Without the pictures, can you quote each line below exactly?

Collected data:
::::::::::

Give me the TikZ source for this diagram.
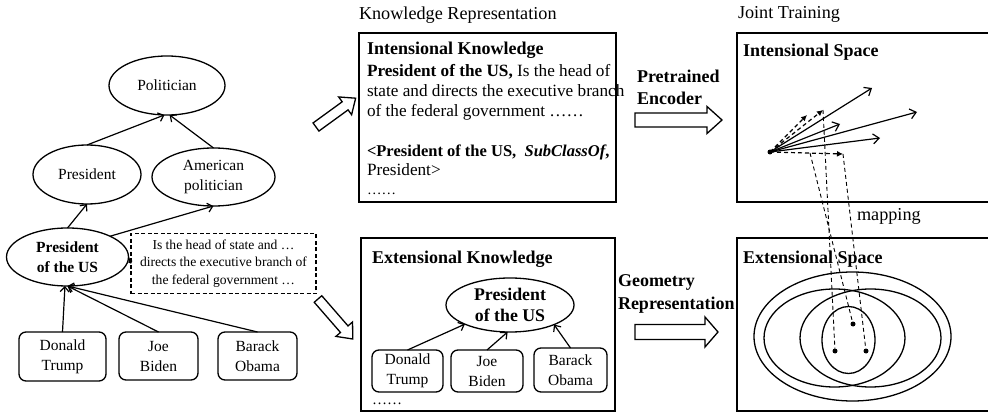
\documentclass[tikz,border=0pt]{standalone}
\usepackage{fontspec}
\setmainfont{Liberation Serif}
\usetikzlibrary{arrows.meta,shapes.geometric}
\begin{document}
\begin{tikzpicture}[x=1pt,y=-1pt,
  every node/.style={inner sep=0pt, outer sep=0pt},
  lw/.style={line width=1.3pt},
  ell/.style={draw, line width=1.3pt, ellipse, inner sep=-10pt, align=center, font=\fontsize{15.5}{20}\selectfont},
  rbox/.style={draw, line width=1.3pt, rounded corners=7pt, align=center, font=\fontsize{15.5}{20}\selectfont},
  frame/.style={draw, line width=1.4pt},
  garrow/.style={line width=1.2pt, -{Straight Barb[length=5pt,width=9pt]}},
  sarrow/.style={line width=1.2pt, -{Straight Barb[length=6pt,width=10pt]}},
  darrow/.style={line width=1.2pt, dashed, dash pattern=on 4pt off 3pt, -{Latex[length=6pt,width=6pt]}},
  mapline/.style={line width=0.9pt, dash pattern=on 4pt off 3pt},
  bodytext/.style={anchor=base west, font=\fontsize{17.2}{20}\selectfont},
  headtext/.style={anchor=base west, font=\fontsize{18}{22}\selectfont\bfseries},
  titletext/.style={anchor=base west, font=\fontsize{18.2}{22}\selectfont},
  dotn/.style={circle, fill=black, minimum size=5pt},
  pics/harrow/.style n args={4}{code={%
    \draw[line width=1.3pt, fill=white] (0,-#2) -- (#1-#4,-#2) -- (#1-#4,-#3) -- (#1,0) -- (#1-#4,#3) -- (#1-#4,#2) -- (0,#2) -- cycle;}}
]
\useasboundingbox (0,0) rectangle (988,414);
\clip (0,0) rectangle (988,414);

% ---------- left graph ----------
\node[ell, minimum width=116, minimum height=59] (pol) at (167,85.5) {Politician};
\node[ell, minimum width=108, minimum height=59] (pres) at (87,174.5) {President};
\node[ell, minimum width=123, minimum height=58] (amp) at (213.5,177) {American\\politician};
\node[ell, minimum width=122, minimum height=58, font=\fontsize{15.5}{20}\selectfont\bfseries] (potus) at (67.5,257) {President\\of the US};
\node[draw, line width=1.2pt, dash pattern=on 4pt off 2.5pt, minimum width=185, minimum height=60, align=center,
      font=\fontsize{13.6}{17.3}\selectfont] (desc) at (223.5,263.5) {Is the head of state and \ldots\\directs the executive branch of\\the federal government \ldots};
\node[rbox, minimum width=87, minimum height=49] (dt) at (62.5,356.5) {Donald\\Trump};
\node[rbox, minimum width=79, minimum height=48] (jb) at (158.5,356) {Joe\\Biden};
\node[rbox, minimum width=79, minimum height=48] (bo) at (257.5,356) {Barack\\Obama};

\draw[garrow] (pres.north) -- (pol.265);
\draw[garrow] (amp.north) -- (pol.275);
\draw[garrow] (potus.north) -- (pres.south);
\draw[garrow] (potus.26) -- (amp.south);
\draw[garrow] (dt.north) -- (potus.265);
\draw[garrow] (jb.north) -- (potus.south);
\draw[garrow] (bo.north) -- (potus.south);
\draw[line width=1.1pt, {Circle[length=4pt]}-] (desc.west) -- (potus.east);

% hollow arrows to the knowledge boxes
\pic[rotate=36] at (316,127) {harrow={49}{5}{11}{13}};
\pic[rotate=-49] at (318,299) {harrow={53}{5}{11}{13}};

% ---------- knowledge representation ----------
\node[titletext] (krt) at (359,20) {Knowledge Representation};
\draw[frame] (359,33) rectangle (616,202);
\node[headtext] (ik1) at (367,55) {Intensional Knowledge};
\node[bodytext] (ik2) at (367,77) {\textbf{President of the US,} Is the head of};
\node[bodytext] (ik3) at (367,97) {state and directs the executive branch};
\node[bodytext] (ik4) at (367,117) {of the federal government ……};
\node[bodytext, font=\fontsize{16.5}{20}\selectfont] (ik5) at (367,157) {\textbf{<President of the US,\ \ \textit{SubClassOf},}};
\node[bodytext] (ik6) at (367,176) {President>};
\node[bodytext, font=\fontsize{14.5}{16}\selectfont] (ik7) at (367,195) {……};

\draw[frame] (361,238) rectangle (615,411);
\node[headtext] (ek1) at (372,263) {Extensional Knowledge};
\node[ell, minimum width=128, minimum height=54, font=\fontsize{17.8}{21.7}\selectfont\bfseries] (pe) at (510,305) {President\\of the US};
\node[rbox, minimum width=71, minimum height=42] (dt2) at (407.5,371) {Donald\\Trump};
\node[rbox, minimum width=72, minimum height=42] (jb2) at (487,371) {Joe\\Biden};
\node[rbox, minimum width=73, minimum height=44] (bo2) at (570.5,370) {Barack\\Obama};
\node[bodytext, font=\fontsize{15}{16}\selectfont] (ek2) at (372,404) {……};
\draw[garrow] (dt2.north) -- (pe.203);
\draw[garrow] (jb2.north) -- (pe.265);
\draw[garrow] (bo2.north) -- (pe.-24);

% ---------- middle arrows ----------
\node[headtext] (pt1) at (637,83) {Pretrained};
\node[headtext] (pt2) at (637,105) {Encoder};
\pic at (635,120) {harrow={87}{7}{13.5}{15}};
\node[headtext] (gr1) at (618,287) {Geometry};
\node[headtext] (gr2) at (618,309) {Representation};
\pic at (635,332) {harrow={83}{7.5}{15}{13}};

% ---------- joint training ----------
\node[titletext] (jtt) at (738,19) {Joint Training};
\draw[frame] (737,33) rectangle (995,202);
\node[headtext] (is) at (743,57) {Intensional Space};
\draw[frame] (737,238) rectangle (995,411);

% extensional ellipses
\draw[lw] (852.5,336.5) ellipse [x radius=98.5, y radius=64.5];
\draw[lw] (834.5,338) ellipse [x radius=70.5, y radius=49];
\draw[lw] (870.5,338) ellipse [x radius=70.5, y radius=49];
\draw[lw] (848.5,340) ellipse [x radius=26.5, y radius=33.5];

% vectors
\coordinate (o) at (770,152);
\coordinate (s1) at (872,88);
\coordinate (s2) at (917,112);
\coordinate (s3) at (840,124);
\coordinate (s4) at (880,138);
\coordinate (v1) at (807,115);
\coordinate (v2) at (823,110);
\coordinate (v3) at (843,154);
\draw[sarrow] (o) -- (s1);
\draw[sarrow] (o) -- (s2);
\draw[sarrow] (o) -- (s3);
\draw[sarrow] (o) -- (s4);
\draw[darrow] (o) -- (v1);
\draw[darrow] (o) -- (v2);
\draw[darrow] (o) -- (v3);
\fill (o) circle (2.5pt);

\node[headtext] (es) at (743,263) {Extensional Space};

% points and mapping
\node[dotn] (d1) at (835,351) {};
\node[dotn] (d2) at (853,324) {};
\node[dotn] (d3) at (866,351) {};
\coordinate (m1) at (810,153);
\draw[mapline] (m1) -- (d2);
\draw[mapline] (v2) -- (d1);
\draw[mapline] (v3) -- (d3);
\node[titletext] (map) at (857,221) {mapping};
\end{tikzpicture}
\end{document}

::::::::::

Solved exercise:
Give me the TikZ source for this diagram.
\documentclass[tikz,border=0pt]{standalone}
\usepackage{fontspec}
\setmainfont{Liberation Serif}
\usetikzlibrary{arrows.meta,shapes.geometric}
\begin{document}
\begin{tikzpicture}[x=1pt,y=-1pt,
  every node/.style={inner sep=0pt, outer sep=0pt},
  lw/.style={line width=1.3pt},
  ell/.style={draw, line width=1.3pt, ellipse, inner sep=-10pt, align=center, font=\fontsize{15.5}{20}\selectfont},
  rbox/.style={draw, line width=1.3pt, rounded corners=7pt, align=center, font=\fontsize{15.5}{20}\selectfont},
  frame/.style={draw, line width=1.4pt},
  garrow/.style={line width=1.2pt, -{Straight Barb[length=5pt,width=9pt]}},
  sarrow/.style={line width=1.2pt, -{Straight Barb[length=6pt,width=10pt]}},
  darrow/.style={line width=1.2pt, dashed, dash pattern=on 4pt off 3pt, -{Latex[length=6pt,width=6pt]}},
  mapline/.style={line width=0.9pt, dash pattern=on 4pt off 3pt},
  bodytext/.style={anchor=base west, font=\fontsize{17.2}{20}\selectfont},
  headtext/.style={anchor=base west, font=\fontsize{18}{22}\selectfont\bfseries},
  titletext/.style={anchor=base west, font=\fontsize{18.2}{22}\selectfont},
  dotn/.style={circle, fill=black, minimum size=5pt},
  pics/harrow/.style n args={4}{code={%
    \draw[line width=1.3pt, fill=white] (0,-#2) -- (#1-#4,-#2) -- (#1-#4,-#3) -- (#1,0) -- (#1-#4,#3) -- (#1-#4,#2) -- (0,#2) -- cycle;}}
]
\useasboundingbox (0,0) rectangle (988,414);
\clip (0,0) rectangle (988,414);

% ---------- left graph ----------
\node[ell, minimum width=116, minimum height=59] (pol) at (167,85.5) {Politician};
\node[ell, minimum width=108, minimum height=59] (pres) at (87,174.5) {President};
\node[ell, minimum width=123, minimum height=58] (amp) at (213.5,177) {American\\politician};
\node[ell, minimum width=122, minimum height=58, font=\fontsize{15.5}{20}\selectfont\bfseries] (potus) at (67.5,257) {President\\of the US};
\node[draw, line width=1.2pt, dash pattern=on 4pt off 2.5pt, minimum width=185, minimum height=60, align=center,
      font=\fontsize{13.6}{17.3}\selectfont] (desc) at (223.5,263.5) {Is the head of state and \ldots\\directs the executive branch of\\the federal government \ldots};
\node[rbox, minimum width=87, minimum height=49] (dt) at (62.5,356.5) {Donald\\Trump};
\node[rbox, minimum width=79, minimum height=48] (jb) at (158.5,356) {Joe\\Biden};
\node[rbox, minimum width=79, minimum height=48] (bo) at (257.5,356) {Barack\\Obama};

\draw[garrow] (pres.north) -- (pol.265);
\draw[garrow] (amp.north) -- (pol.275);
\draw[garrow] (potus.north) -- (pres.south);
\draw[garrow] (potus.26) -- (amp.south);
\draw[garrow] (dt.north) -- (potus.265);
\draw[garrow] (jb.north) -- (potus.south);
\draw[garrow] (bo.north) -- (potus.south);
\draw[line width=1.1pt, {Circle[length=4pt]}-] (desc.west) -- (potus.east);

% hollow arrows to the knowledge boxes
\pic[rotate=36] at (316,127) {harrow={49}{5}{11}{13}};
\pic[rotate=-49] at (318,299) {harrow={53}{5}{11}{13}};

% ---------- knowledge representation ----------
\node[titletext] (krt) at (359,20) {Knowledge Representation};
\draw[frame] (359,33) rectangle (616,202);
\node[headtext] (ik1) at (367,55) {Intensional Knowledge};
\node[bodytext] (ik2) at (367,77) {\textbf{President of the US,} Is the head of};
\node[bodytext] (ik3) at (367,97) {state and directs the executive branch};
\node[bodytext] (ik4) at (367,117) {of the federal government ……};
\node[bodytext, font=\fontsize{16.5}{20}\selectfont] (ik5) at (367,157) {\textbf{<President of the US,\ \ \textit{SubClassOf},}};
\node[bodytext] (ik6) at (367,176) {President>};
\node[bodytext, font=\fontsize{14.5}{16}\selectfont] (ik7) at (367,195) {……};

\draw[frame] (361,238) rectangle (615,411);
\node[headtext] (ek1) at (372,263) {Extensional Knowledge};
\node[ell, minimum width=128, minimum height=54, font=\fontsize{17.8}{21.7}\selectfont\bfseries] (pe) at (510,305) {President\\of the US};
\node[rbox, minimum width=71, minimum height=42] (dt2) at (407.5,371) {Donald\\Trump};
\node[rbox, minimum width=72, minimum height=42] (jb2) at (487,371) {Joe\\Biden};
\node[rbox, minimum width=73, minimum height=44] (bo2) at (570.5,370) {Barack\\Obama};
\node[bodytext, font=\fontsize{15}{16}\selectfont] (ek2) at (372,404) {……};
\draw[garrow] (dt2.north) -- (pe.203);
\draw[garrow] (jb2.north) -- (pe.265);
\draw[garrow] (bo2.north) -- (pe.-24);

% ---------- middle arrows ----------
\node[headtext] (pt1) at (637,83) {Pretrained};
\node[headtext] (pt2) at (637,105) {Encoder};
\pic at (635,120) {harrow={87}{7}{13.5}{15}};
\node[headtext] (gr1) at (618,287) {Geometry};
\node[headtext] (gr2) at (618,309) {Representation};
\pic at (635,332) {harrow={83}{7.5}{15}{13}};

% ---------- joint training ----------
\node[titletext] (jtt) at (738,19) {Joint Training};
\draw[frame] (737,33) rectangle (995,202);
\node[headtext] (is) at (743,57) {Intensional Space};
\draw[frame] (737,238) rectangle (995,411);

% extensional ellipses
\draw[lw] (852.5,336.5) ellipse [x radius=98.5, y radius=64.5];
\draw[lw] (834.5,338) ellipse [x radius=70.5, y radius=49];
\draw[lw] (870.5,338) ellipse [x radius=70.5, y radius=49];
\draw[lw] (848.5,340) ellipse [x radius=26.5, y radius=33.5];

% vectors
\coordinate (o) at (770,152);
\coordinate (s1) at (872,88);
\coordinate (s2) at (917,112);
\coordinate (s3) at (840,124);
\coordinate (s4) at (880,138);
\coordinate (v1) at (807,115);
\coordinate (v2) at (823,110);
\coordinate (v3) at (843,154);
\draw[sarrow] (o) -- (s1);
\draw[sarrow] (o) -- (s2);
\draw[sarrow] (o) -- (s3);
\draw[sarrow] (o) -- (s4);
\draw[darrow] (o) -- (v1);
\draw[darrow] (o) -- (v2);
\draw[darrow] (o) -- (v3);
\fill (o) circle (2.5pt);

\node[headtext] (es) at (743,263) {Extensional Space};

% points and mapping
\node[dotn] (d1) at (835,351) {};
\node[dotn] (d2) at (853,324) {};
\node[dotn] (d3) at (866,351) {};
\coordinate (m1) at (810,153);
\draw[mapline] (m1) -- (d2);
\draw[mapline] (v2) -- (d1);
\draw[mapline] (v3) -- (d3);
\node[titletext] (map) at (857,221) {mapping};
\end{tikzpicture}
\end{document}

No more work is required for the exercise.